## TASK OBJECTIVE
Type out the data exactly as given. Skip any image.

----- RAW DATA

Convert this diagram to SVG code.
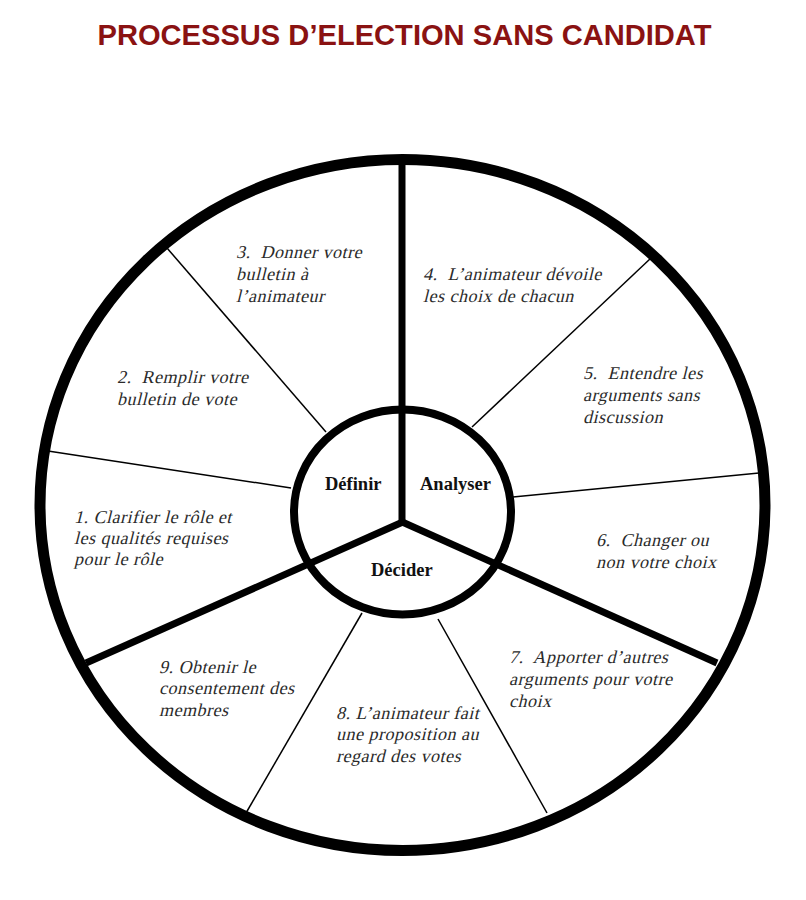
<svg xmlns="http://www.w3.org/2000/svg" width="806" height="900" viewBox="0 0 806 900">
<style>
.title{font-family:"Liberation Sans",Arial,sans-serif;font-weight:bold;font-size:29px;fill:#8a1212;}
.step{font-family:"Liberation Serif","Times New Roman",serif;font-size:18px;letter-spacing:0.5px;fill:#2a2a2a;white-space:pre;}
.phase{font-family:"Liberation Serif","Times New Roman",serif;font-weight:bold;font-size:18.5px;fill:#111;}
.ring{fill:none;stroke:#000;}
.thick{stroke:#000;stroke-width:7;fill:none;}
.thin{stroke:#000;stroke-width:1.5;fill:none;}
</style>
<rect width="806" height="900" fill="#fff"/>
<text class="title" x="404.5" y="45" text-anchor="middle" textLength="614" lengthAdjust="spacingAndGlyphs">PROCESSUS D’ELECTION SANS CANDIDAT</text>
<g id="connectors">
<line class="thin" x1="167" y1="248" x2="326" y2="432"/>
<line class="thin" x1="48" y1="451" x2="291" y2="488"/>
<line class="thin" x1="651" y1="258" x2="472" y2="427"/>
<line class="thin" x1="759" y1="473" x2="513" y2="497"/>
<line class="thin" x1="362" y1="613" x2="246" y2="813"/>
<line class="thin" x1="438" y1="619" x2="547" y2="813"/>
<line class="thick" x1="402" y1="160" x2="402" y2="522"/>
<line class="thick" x1="405" y1="521" x2="86" y2="663"/>
<line class="thick" x1="400" y1="521" x2="717" y2="663"/>
</g>
<g id="outer-wheel">
<ellipse class="ring" cx="402.5" cy="505" rx="362.5" ry="345.5" stroke-width="11"/>
</g>
<g id="inner-wheel">
<ellipse class="ring" cx="402.5" cy="512" rx="108.5" ry="102.5" stroke-width="8"/>
</g>
<g id="phase-definir"><text class="phase" x="325" y="490">Définir</text></g>
<g id="phase-analyser"><text class="phase" x="420" y="490">Analyser</text></g>
<g id="phase-decider"><text class="phase" x="371" y="576">Décider</text></g>
<g id="step-1">
<text class="step" transform="translate(74,523) skewX(-14)">1. Clarifier le rôle et</text>
<text class="step" transform="translate(74,544) skewX(-14)">les qualités requises</text>
<text class="step" transform="translate(74,565) skewX(-14)">pour le rôle</text>
</g>
<g id="step-2">
<text class="step" transform="translate(117,383) skewX(-14)" xml:space="preserve">2.  Remplir votre</text>
<text class="step" transform="translate(117,405) skewX(-14)">bulletin de vote</text>
</g>
<g id="step-3">
<text class="step" transform="translate(236,258) skewX(-14)" xml:space="preserve">3.  Donner votre</text>
<text class="step" transform="translate(236,280) skewX(-14)">bulletin à</text>
<text class="step" transform="translate(236,302) skewX(-14)">l’animateur</text>
</g>
<g id="step-4">
<text class="step" transform="translate(423,280) skewX(-14)" xml:space="preserve">4.  L’animateur dévoile</text>
<text class="step" transform="translate(423,302) skewX(-14)">les choix de chacun</text>
</g>
<g id="step-5">
<text class="step" transform="translate(583,379) skewX(-14)" xml:space="preserve">5.  Entendre les</text>
<text class="step" transform="translate(583,401) skewX(-14)">arguments sans</text>
<text class="step" transform="translate(583,423) skewX(-14)">discussion</text>
</g>
<g id="step-6">
<text class="step" transform="translate(596,546) skewX(-14)" xml:space="preserve">6.  Changer ou</text>
<text class="step" transform="translate(596,568) skewX(-14)">non votre choix</text>
</g>
<g id="step-7">
<text class="step" transform="translate(509,663) skewX(-14)" xml:space="preserve">7.  Apporter d’autres</text>
<text class="step" transform="translate(509,685) skewX(-14)">arguments pour votre</text>
<text class="step" transform="translate(509,707) skewX(-14)">choix</text>
</g>
<g id="step-8">
<text class="step" transform="translate(336,719) skewX(-14)">8. L’animateur fait</text>
<text class="step" transform="translate(336,740) skewX(-14)">une proposition au</text>
<text class="step" transform="translate(336,762) skewX(-14)">regard des votes</text>
</g>
<g id="step-9">
<text class="step" transform="translate(159,673) skewX(-14)">9. Obtenir le</text>
<text class="step" transform="translate(159,694) skewX(-14)">consentement des</text>
<text class="step" transform="translate(159,716) skewX(-14)">membres</text>
</g>
</svg>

----------

## THE REPLY
Convert this diagram to SVG code.
<svg xmlns="http://www.w3.org/2000/svg" width="806" height="900" viewBox="0 0 806 900">
<style>
.title{font-family:"Liberation Sans",Arial,sans-serif;font-weight:bold;font-size:29px;fill:#8a1212;}
.step{font-family:"Liberation Serif","Times New Roman",serif;font-size:18px;letter-spacing:0.5px;fill:#2a2a2a;white-space:pre;}
.phase{font-family:"Liberation Serif","Times New Roman",serif;font-weight:bold;font-size:18.5px;fill:#111;}
.ring{fill:none;stroke:#000;}
.thick{stroke:#000;stroke-width:7;fill:none;}
.thin{stroke:#000;stroke-width:1.5;fill:none;}
</style>
<rect width="806" height="900" fill="#fff"/>
<text class="title" x="404.5" y="45" text-anchor="middle" textLength="614" lengthAdjust="spacingAndGlyphs">PROCESSUS D’ELECTION SANS CANDIDAT</text>
<g id="connectors">
<line class="thin" x1="167" y1="248" x2="326" y2="432"/>
<line class="thin" x1="48" y1="451" x2="291" y2="488"/>
<line class="thin" x1="651" y1="258" x2="472" y2="427"/>
<line class="thin" x1="759" y1="473" x2="513" y2="497"/>
<line class="thin" x1="362" y1="613" x2="246" y2="813"/>
<line class="thin" x1="438" y1="619" x2="547" y2="813"/>
<line class="thick" x1="402" y1="160" x2="402" y2="522"/>
<line class="thick" x1="405" y1="521" x2="86" y2="663"/>
<line class="thick" x1="400" y1="521" x2="717" y2="663"/>
</g>
<g id="outer-wheel">
<ellipse class="ring" cx="402.5" cy="505" rx="362.5" ry="345.5" stroke-width="11"/>
</g>
<g id="inner-wheel">
<ellipse class="ring" cx="402.5" cy="512" rx="108.5" ry="102.5" stroke-width="8"/>
</g>
<g id="phase-definir"><text class="phase" x="325" y="490">Définir</text></g>
<g id="phase-analyser"><text class="phase" x="420" y="490">Analyser</text></g>
<g id="phase-decider"><text class="phase" x="371" y="576">Décider</text></g>
<g id="step-1">
<text class="step" transform="translate(74,523) skewX(-14)">1. Clarifier le rôle et</text>
<text class="step" transform="translate(74,544) skewX(-14)">les qualités requises</text>
<text class="step" transform="translate(74,565) skewX(-14)">pour le rôle</text>
</g>
<g id="step-2">
<text class="step" transform="translate(117,383) skewX(-14)" xml:space="preserve">2.  Remplir votre</text>
<text class="step" transform="translate(117,405) skewX(-14)">bulletin de vote</text>
</g>
<g id="step-3">
<text class="step" transform="translate(236,258) skewX(-14)" xml:space="preserve">3.  Donner votre</text>
<text class="step" transform="translate(236,280) skewX(-14)">bulletin à</text>
<text class="step" transform="translate(236,302) skewX(-14)">l’animateur</text>
</g>
<g id="step-4">
<text class="step" transform="translate(423,280) skewX(-14)" xml:space="preserve">4.  L’animateur dévoile</text>
<text class="step" transform="translate(423,302) skewX(-14)">les choix de chacun</text>
</g>
<g id="step-5">
<text class="step" transform="translate(583,379) skewX(-14)" xml:space="preserve">5.  Entendre les</text>
<text class="step" transform="translate(583,401) skewX(-14)">arguments sans</text>
<text class="step" transform="translate(583,423) skewX(-14)">discussion</text>
</g>
<g id="step-6">
<text class="step" transform="translate(596,546) skewX(-14)" xml:space="preserve">6.  Changer ou</text>
<text class="step" transform="translate(596,568) skewX(-14)">non votre choix</text>
</g>
<g id="step-7">
<text class="step" transform="translate(509,663) skewX(-14)" xml:space="preserve">7.  Apporter d’autres</text>
<text class="step" transform="translate(509,685) skewX(-14)">arguments pour votre</text>
<text class="step" transform="translate(509,707) skewX(-14)">choix</text>
</g>
<g id="step-8">
<text class="step" transform="translate(336,719) skewX(-14)">8. L’animateur fait</text>
<text class="step" transform="translate(336,740) skewX(-14)">une proposition au</text>
<text class="step" transform="translate(336,762) skewX(-14)">regard des votes</text>
</g>
<g id="step-9">
<text class="step" transform="translate(159,673) skewX(-14)">9. Obtenir le</text>
<text class="step" transform="translate(159,694) skewX(-14)">consentement des</text>
<text class="step" transform="translate(159,716) skewX(-14)">membres</text>
</g>
</svg>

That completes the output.